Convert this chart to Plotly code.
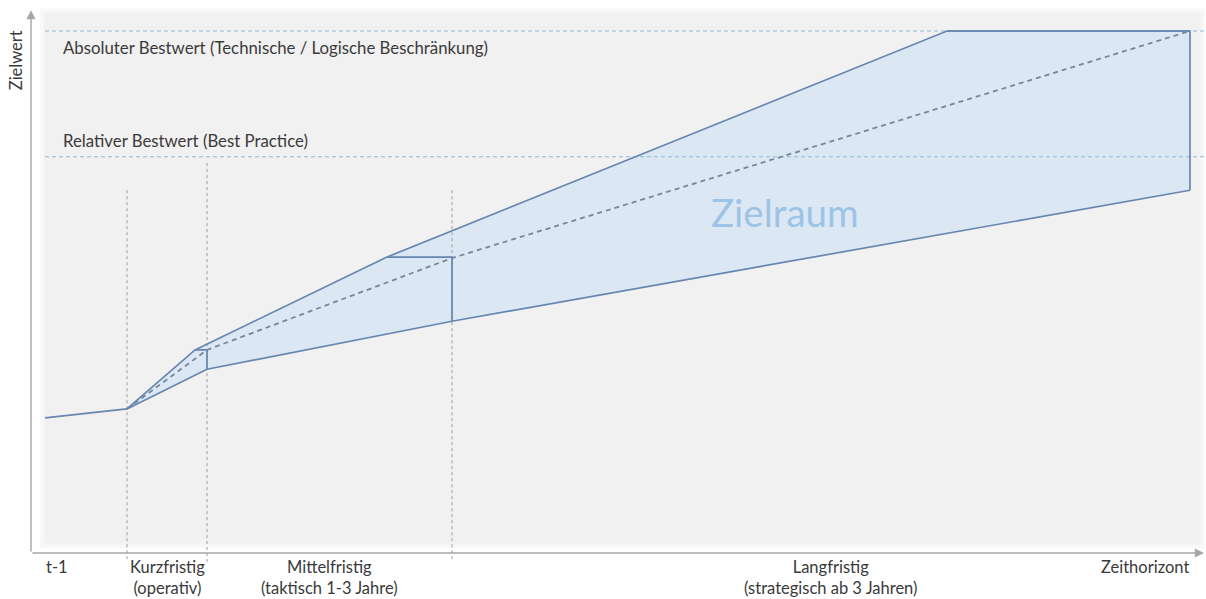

==

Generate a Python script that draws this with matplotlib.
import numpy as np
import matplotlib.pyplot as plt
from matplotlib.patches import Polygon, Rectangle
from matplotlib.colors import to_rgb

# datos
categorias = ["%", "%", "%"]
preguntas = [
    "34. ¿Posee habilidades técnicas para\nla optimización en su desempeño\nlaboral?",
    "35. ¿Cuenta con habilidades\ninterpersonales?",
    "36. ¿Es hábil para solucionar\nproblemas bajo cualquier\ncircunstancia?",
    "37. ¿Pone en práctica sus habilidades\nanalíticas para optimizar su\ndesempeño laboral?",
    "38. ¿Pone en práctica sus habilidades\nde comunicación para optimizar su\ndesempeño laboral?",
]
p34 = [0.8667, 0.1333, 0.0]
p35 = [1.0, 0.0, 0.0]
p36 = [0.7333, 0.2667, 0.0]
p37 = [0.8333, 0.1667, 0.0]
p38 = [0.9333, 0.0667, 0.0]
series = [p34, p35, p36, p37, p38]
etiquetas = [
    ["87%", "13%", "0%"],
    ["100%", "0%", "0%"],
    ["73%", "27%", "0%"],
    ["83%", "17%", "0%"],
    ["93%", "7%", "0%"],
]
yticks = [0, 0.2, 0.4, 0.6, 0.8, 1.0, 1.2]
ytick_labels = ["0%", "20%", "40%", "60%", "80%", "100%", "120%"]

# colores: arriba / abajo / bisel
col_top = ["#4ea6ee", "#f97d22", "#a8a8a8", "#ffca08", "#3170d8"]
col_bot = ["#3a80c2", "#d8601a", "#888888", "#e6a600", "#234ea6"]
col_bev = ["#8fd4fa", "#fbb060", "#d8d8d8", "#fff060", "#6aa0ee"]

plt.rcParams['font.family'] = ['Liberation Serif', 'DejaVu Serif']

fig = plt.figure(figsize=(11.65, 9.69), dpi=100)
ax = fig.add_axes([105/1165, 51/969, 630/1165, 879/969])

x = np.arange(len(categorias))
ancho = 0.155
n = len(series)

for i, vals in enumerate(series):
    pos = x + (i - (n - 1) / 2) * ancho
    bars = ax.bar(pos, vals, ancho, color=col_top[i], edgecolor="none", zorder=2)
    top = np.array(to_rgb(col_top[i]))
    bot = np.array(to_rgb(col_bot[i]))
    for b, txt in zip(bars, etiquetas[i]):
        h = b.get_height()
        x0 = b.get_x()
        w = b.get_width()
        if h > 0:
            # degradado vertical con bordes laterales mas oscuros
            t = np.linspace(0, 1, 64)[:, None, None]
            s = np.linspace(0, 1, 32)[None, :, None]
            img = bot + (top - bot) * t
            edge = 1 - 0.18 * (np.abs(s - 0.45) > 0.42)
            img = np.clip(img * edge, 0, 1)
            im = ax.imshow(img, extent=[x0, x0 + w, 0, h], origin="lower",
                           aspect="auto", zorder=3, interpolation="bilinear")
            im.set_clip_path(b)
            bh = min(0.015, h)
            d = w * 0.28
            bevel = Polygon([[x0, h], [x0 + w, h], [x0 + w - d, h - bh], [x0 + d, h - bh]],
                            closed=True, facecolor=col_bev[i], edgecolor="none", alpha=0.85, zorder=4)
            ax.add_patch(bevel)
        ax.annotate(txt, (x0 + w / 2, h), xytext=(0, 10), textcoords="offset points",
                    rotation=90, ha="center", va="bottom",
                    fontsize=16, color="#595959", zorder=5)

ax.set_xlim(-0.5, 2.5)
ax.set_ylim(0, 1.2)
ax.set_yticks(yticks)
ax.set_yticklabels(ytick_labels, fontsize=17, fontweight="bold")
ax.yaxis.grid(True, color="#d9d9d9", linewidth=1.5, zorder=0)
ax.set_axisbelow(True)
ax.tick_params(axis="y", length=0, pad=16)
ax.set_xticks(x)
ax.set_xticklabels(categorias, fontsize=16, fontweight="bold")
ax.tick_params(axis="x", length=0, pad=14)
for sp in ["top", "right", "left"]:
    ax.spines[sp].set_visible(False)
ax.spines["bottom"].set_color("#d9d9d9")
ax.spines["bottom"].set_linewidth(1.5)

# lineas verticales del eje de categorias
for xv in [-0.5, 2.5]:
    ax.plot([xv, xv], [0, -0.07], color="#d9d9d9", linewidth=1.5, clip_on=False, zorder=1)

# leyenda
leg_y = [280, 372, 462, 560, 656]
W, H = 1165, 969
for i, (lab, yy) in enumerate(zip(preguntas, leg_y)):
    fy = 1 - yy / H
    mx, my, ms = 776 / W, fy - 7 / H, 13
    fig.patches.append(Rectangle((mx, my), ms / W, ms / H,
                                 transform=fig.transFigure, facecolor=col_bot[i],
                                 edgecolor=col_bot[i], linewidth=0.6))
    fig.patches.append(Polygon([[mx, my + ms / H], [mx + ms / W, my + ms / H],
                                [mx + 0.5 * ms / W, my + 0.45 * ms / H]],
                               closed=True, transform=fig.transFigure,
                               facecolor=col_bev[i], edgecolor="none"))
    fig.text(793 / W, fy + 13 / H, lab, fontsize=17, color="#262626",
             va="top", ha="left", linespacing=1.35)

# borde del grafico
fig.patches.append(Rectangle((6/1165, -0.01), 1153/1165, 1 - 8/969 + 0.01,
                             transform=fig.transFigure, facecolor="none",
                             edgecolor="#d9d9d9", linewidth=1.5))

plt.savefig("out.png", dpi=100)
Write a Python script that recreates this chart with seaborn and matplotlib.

_Requirement_:
Your task is to reproduce exactly the lines beginning at the line containing "Generate a Python" and ending at the line containing "n = len(series)", inclusive.

_Task solution_:
Generate a Python script that draws this with matplotlib.
import numpy as np
import matplotlib.pyplot as plt
from matplotlib.patches import Polygon, Rectangle
from matplotlib.colors import to_rgb

# datos
categorias = ["%", "%", "%"]
preguntas = [
    "34. ¿Posee habilidades técnicas para\nla optimización en su desempeño\nlaboral?",
    "35. ¿Cuenta con habilidades\ninterpersonales?",
    "36. ¿Es hábil para solucionar\nproblemas bajo cualquier\ncircunstancia?",
    "37. ¿Pone en práctica sus habilidades\nanalíticas para optimizar su\ndesempeño laboral?",
    "38. ¿Pone en práctica sus habilidades\nde comunicación para optimizar su\ndesempeño laboral?",
]
p34 = [0.8667, 0.1333, 0.0]
p35 = [1.0, 0.0, 0.0]
p36 = [0.7333, 0.2667, 0.0]
p37 = [0.8333, 0.1667, 0.0]
p38 = [0.9333, 0.0667, 0.0]
series = [p34, p35, p36, p37, p38]
etiquetas = [
    ["87%", "13%", "0%"],
    ["100%", "0%", "0%"],
    ["73%", "27%", "0%"],
    ["83%", "17%", "0%"],
    ["93%", "7%", "0%"],
]
yticks = [0, 0.2, 0.4, 0.6, 0.8, 1.0, 1.2]
ytick_labels = ["0%", "20%", "40%", "60%", "80%", "100%", "120%"]

# colores: arriba / abajo / bisel
col_top = ["#4ea6ee", "#f97d22", "#a8a8a8", "#ffca08", "#3170d8"]
col_bot = ["#3a80c2", "#d8601a", "#888888", "#e6a600", "#234ea6"]
col_bev = ["#8fd4fa", "#fbb060", "#d8d8d8", "#fff060", "#6aa0ee"]

plt.rcParams['font.family'] = ['Liberation Serif', 'DejaVu Serif']

fig = plt.figure(figsize=(11.65, 9.69), dpi=100)
ax = fig.add_axes([105/1165, 51/969, 630/1165, 879/969])

x = np.arange(len(categorias))
ancho = 0.155
n = len(series)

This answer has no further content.